Legitimarse bien puede ser una acción histórica del mexicano; como parte del “ninguneo”, quien se coloca al frente de jerarquías por definición omite a los otros, perturba el momento al igual que sus participantes y termina proclamándose referencia, línea del constructo.

De tal suerte que esta herencia ibérica arreció surgiendo el México independiente, cuando cada facción política luchaba por no sólo apoderarse de los emblemas nacionales, sino puntualizar que su versión de la realidad no se comparaba con antecesores, fueran refugios imperialistas o hartazgos republicanos.

Así transcurrió el siglo XIX a fechas recientes; todo es un continuo justificarse, planificar el relieve que habrá de sucumbir ante pies renovados, dueños de ópticas que –al menos en imaginarios colectivos– no tienen comparaciones porque, sencillamente, las han ignorado.

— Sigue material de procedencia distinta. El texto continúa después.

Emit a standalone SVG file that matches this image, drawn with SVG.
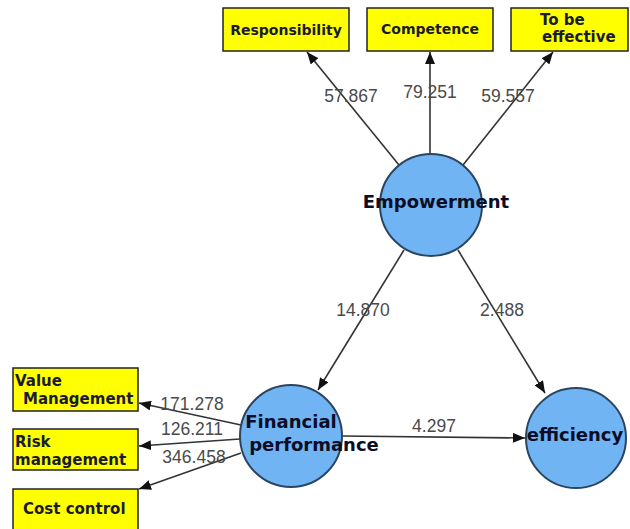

Condición humana, al final de cuentas, legitimarse también es práctica recurrente en las artes; sus corrientes lo demuestran, algunas veces elevándose más lejos que bullicios, otras –no tanto– manteniendo silencios. Cuestión de enfoques, podría afirmarse.

En el México posrevolucionario –sin razones políticas– dos fueron las proclamas que atizaron el fuego de expresiones literarias: Estridentismo y Contemporáneos. Si bien el primer caso reclamaba el surgimiento de las vanguardias como uso propio rompiendo con todo pasado –Manuel Maples Arce, su inspirador–, los jóvenes pretendieron conciliarlo al presente para surgir a manera de veta actual.

Grupo disímbolo que fue bautizado a ojos públicos en 1924, cuando la mayoría de sus integrantes supera los veinte años de edad, por Xavier Villaurrutia cuando leyó en la Biblioteca Cervantes lo más cercano a su definición en el mundo: “La poesía de los jóvenes de México”.

Conferencia amplia, ésta funcionó adecuadamente para revelarlos ante el público, lectores y demás instancias que cimentaban la cultura del tiempo, y asignarles identidad propia. Ya no eran promesa, influencias copiadas ni generaban letras púberes; al contrario, su edad –sin impedimentos– se convertía en ventaja y realidad, pesara a quien fuera.

Para esas fechas Villaurrutia había terminado su vida estudiantil en la Nacional Preparatoria y en Jurisprudencia, etapa nunca finalizada, y como el resto de los futuros Contemporáneos publicó en revistas y prensa. En términos concretos su carrera literaria alcanzaba cinco años desde que en 1919 debutó en “El Universal Ilustrado”.

En “La poesía de los jóvenes de México” recorrió letras prehispánicas, situando de forma general a quienes fundaron la lírica colonial hasta avanzar a los días de Juan Ruiz de Alarcón o Sor Juana Inés de la Cruz. Asimismo, Villaurrutia aprovecha contextos para hacer que aparezcan a cuentas quienes son los nuevos, poetas herederos de aquella tradición.

No repara en sus descripciones, al contrario, en el estilo se aprecia dicho punto al cual tendrá que llegar. Avanza tibiamente al siglo XVIII para culpar a poetas iniciales románticos por copiar de Europa lugares comunes y lenguaje sin profundidad. Por otro lado, propone revalorar a Manuel Gutiérrez Nájera, Salvador Díaz Mirón, Luis G. Urbina y Manuel José Othón.

Fiel a su estilo no olvida al Modernismo y Enrique González Martínez –fiel exponente– sólo para observar el inicio del siglo XX, desde Alfonso Reyes a Ramón López Velarde. Su recuento es casi perfecto, salvo por lo “encimado” que luce no deja de sustentarse en los hechos, pero ¿qué es una proclama sin corazón?

En la última parte de la conferencia bautiza a los jóvenes como el “grupo sin grupo”, inscribiendo quiénes tienen por derecho propio refundar la tradición poética mexicana. No es fortuito que en sus líneas Villaurrutia transitara por todos los estadios posibles para acentuar a los suyos –él mismo– continuadores; ahí radica su legitimación personal.

Evita confrontarse con representantes de la “vieja guardia” y aclara que es tiempo de ellos, los jóvenes: Jaime Torres Bodet, Carlos Pellicer, Bernardo Ortiz de Montellano, Salvador Novo, Enrique González Rojo, José Gorostiza e Ignacio Barajas Lozano.

Hay que reformular el pasado y adecuarlo al presente, pedido de actualidad que también será su bandera; en cierto modo, la historia se ha encargado de darle la razón porque los Contemporáneos fueron vínculo para generaciones prolíficas que difícilmente veremos en lo inmediato.